Goldin is best known for her 1986 slideshow set to music, The Ballad of Sexual Dependency, of which Brian on the Toilet, 1982, is part. But again, comparing Hujar’s toilet photo reveals an engaged human connection between photographer and subject. Goldin shoots in color and her images have an informal, snapshot aesthetic; Brian, her abusive boyfriend at the time, looks away, bored, distracted, as if caught unaware during an intimate moment; the edge of the photo casually crops his body.
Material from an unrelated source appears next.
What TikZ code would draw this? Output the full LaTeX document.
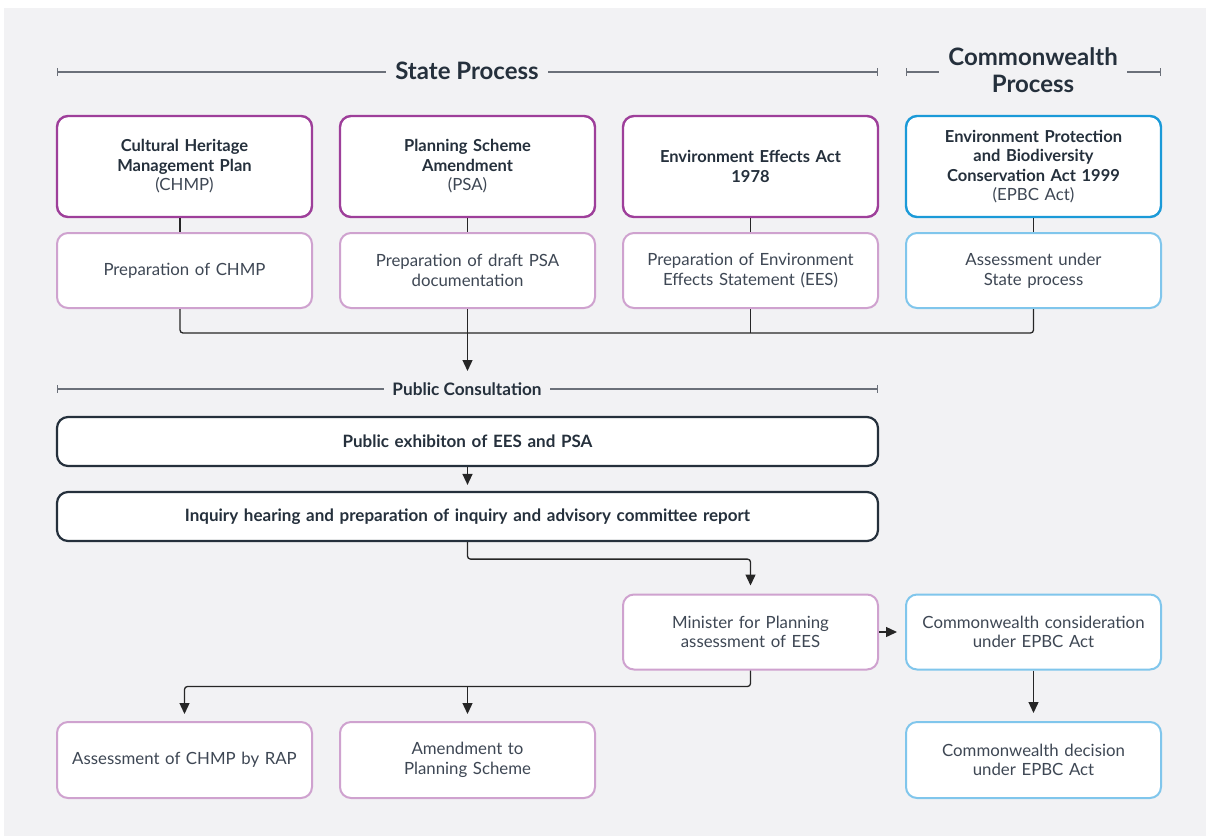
\documentclass[tikz,border=0pt]{standalone}
\usepackage{fontspec}
\setmainfont{Lato}
\usetikzlibrary{arrows.meta}
\definecolor{bg}{HTML}{F2F2F4}
\definecolor{ink}{HTML}{25303C}
\definecolor{soft}{HTML}{3E4754}
\definecolor{purp}{HTML}{9E3F9A}
\definecolor{lpurp}{HTML}{CFA2CF}
\definecolor{blu}{HTML}{1B9AD8}
\definecolor{lblu}{HTML}{80C6EC}
\definecolor{rule}{HTML}{6B7079}
\tikzset{
  basebox/.style={rounded corners=11pt, fill=white, align=center, inner sep=0pt,
    minimum width=255pt, text width=245pt, text=soft,
    font=\fontsize{16.8}{19.5}\selectfont},
  topP/.style={basebox, draw=purp, line width=2.4pt, minimum height=101pt},
  topB/.style={basebox, draw=blu, line width=2.4pt, minimum height=101pt},
  subP/.style={basebox, draw=lpurp, line width=2pt, minimum height=75pt},
  subB/.style={basebox, draw=lblu, line width=2pt, minimum height=75pt},
  wide/.style={basebox, draw=ink, line width=2.2pt, minimum width=821pt, text width=800pt,
    minimum height=49pt, text=ink, font=\bfseries\fontsize{17}{19.5}\selectfont},
  conn/.style={draw=black!85, line width=1.3pt},
  arr/.style={conn, -{Triangle[length=11pt,width=10pt]}},
  hdr/.style={fill=bg, text=ink, inner xsep=9pt, font=\bfseries\fontsize{24}{27}\selectfont, align=center},
  hrule/.style={draw=rule, line width=1.1pt, |-|},
}
\newcommand{\ttl}[1]{{\bfseries\color{ink}\fontsize{16.5}{19.5}\selectfont#1}}
\begin{document}
\begin{tikzpicture}[x=1pt,y=-1pt]
\fill[white] (0,0) rectangle (1206,836);
\fill[bg] (4,8) rectangle (1206,836);
% header rules
\draw[hrule] (57,72) -- (878,72);
\draw[hrule] (906,72) -- (1161,72);
\node[hdr] (state) at (467,71) {State Process};
\node[hdr] (cw) at (1033,70) {Commonwealth\\Process};
% top row
\node[topP] (chmp) at (184.5,166.5) {\ttl{Cultural Heritage\\Management Plan}\\(CHMP)};
\node[topP] (psa) at (467.5,166.5) {\ttl{Planning Scheme\\Amendment}\\(PSA)};
\node[topP] (eea) at (750.5,166.5) {\ttl{Environment Effects Act\\1978}};
\node[topB] (epbc) at (1033.5,166.5) {\ttl{Environment Protection\\and Biodiversity\\Conservation Act 1999}\\(EPBC Act)};
% second row
\node[subP] (pchmp) at (184.5,270.5) {Preparation of CHMP};
\node[subP] (ppsa) at (467.5,270.5) {Preparation of draft PSA\\documentation};
\node[subP] (pees) at (750.5,270.5) {Preparation of Environment\\Effects Statement (EES)};
\node[subB] (asst) at (1033.5,270.5) {Assessment under\\State process};
% links top->second
\draw[conn] ([xshift=-4.5pt]chmp.south) -- ([xshift=-4.5pt]pchmp.north);
\draw[conn] (psa.south) -- (ppsa.north);
\draw[conn] (eea.south) -- (pees.north);
\draw[conn] (epbc.south) -- (asst.north);
% merge
\coordinate (m) at (467.5,333);
\coordinate (pcarrow) at (467.5,371);
\draw[conn, rounded corners=3pt] ([xshift=-4.5pt]pchmp.south) |- (m -| asst.south) -- (asst.south);
\draw[conn] (pees.south) -- (pees.south |- m);
\draw[arr] (ppsa.south) -- (pcarrow);
% public consultation
\draw[hrule] (57,389) -- (878,389);
\node[fill=bg, text=ink, inner xsep=8pt, font=\bfseries\fontsize{17.2}{20}\selectfont] (pc) at (467,389) {Public Consultation};
\node[wide] (exh) at (467.5,441.5) {Public exhibiton of EES and PSA};
\node[wide] (inq) at (467.5,516.5) {Inquiry hearing and preparation of inquiry and advisory committee report};
\draw[arr, shorten >=6pt] (exh.south) -- (inq.north);
% minister
\node[subP] (min) at (750.5,632) {Minister for Planning\\assessment of EES};
\node[subB] (cons) at (1033.5,632) {Commonwealth consideration\\under EPBC Act};
\draw[arr, shorten >=8pt, rounded corners=3pt] (inq.south) -- ++(0,17) -| (min.north);
\draw[arr, shorten >=8pt] (min.east) -- (cons.west);
% bottom row
\node[subP, minimum height=76pt] (rap) at (184.5,760) {Assessment of CHMP by RAP};
\node[subP, minimum height=76pt] (amd) at (467.5,760) {Amendment to\\Planning Scheme};
\node[subB, minimum height=76pt] (dec) at (1033.5,760) {Commonwealth decision\\under EPBC Act};
\draw[arr, shorten >=7pt, rounded corners=3pt] (min.south) -- ++(0,16) coordinate (j) -| (rap.north);
\draw[arr, shorten >=7pt] (j -| amd.north) -- (amd.north);
\draw[arr, shorten >=8pt] (cons.south) -- (dec.north);
\end{tikzpicture}
\end{document}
This, like many of Goldin’s photos that capture private, subcultural spaces and demimonde characters, feels exploitative, as if the artist and her friends were at a louche-but-discrete party, but then the indiscrete party pics end up published in catalogues and on the walls at MoMA, to only Goldin’s acclaim. Hujar’s John Flowers, c. 1974, on the other hand, feels much more like a collaboration. Flowers is mugging for the camera, his dress is hiked up to maximum comedic effect and the plastic horns and unsubtle makeup complete the playful, stagey look; the chomped cigarette in its holder and his expressively chipped tooth tip the image into magnificence. This is Hujar capturing Flowers in a moment of performance, playful, but respectful of Flowers’ autonomy. While Goldin violates Brian’s bodily integrity with the cropped edge of the image, Hujar uses the toilet stall as a framing device to focus the photo on Flowers’ deliberate pose and effervescent self-presentation.
I began by saying that Hujar never quite thrived in his contemporary art world, but what “Speed of Life” undeniably shows is that, certainly, he did thrive artistically. If he struggled to show or sell or publish his photos, that takes nothing away from the smoldering power of the images themselves. While it is a shame, if distressingly common, that Hujar did not live to see the reevaluation and widespread celebration of his œuvre, his determined confidence in the importance of his artistic vision has ultimately paid off in The Morgan’s acquisition of his archives and prints, no less than in this exhibition that gives the photos the space to make their own case for a new, prominent legacy.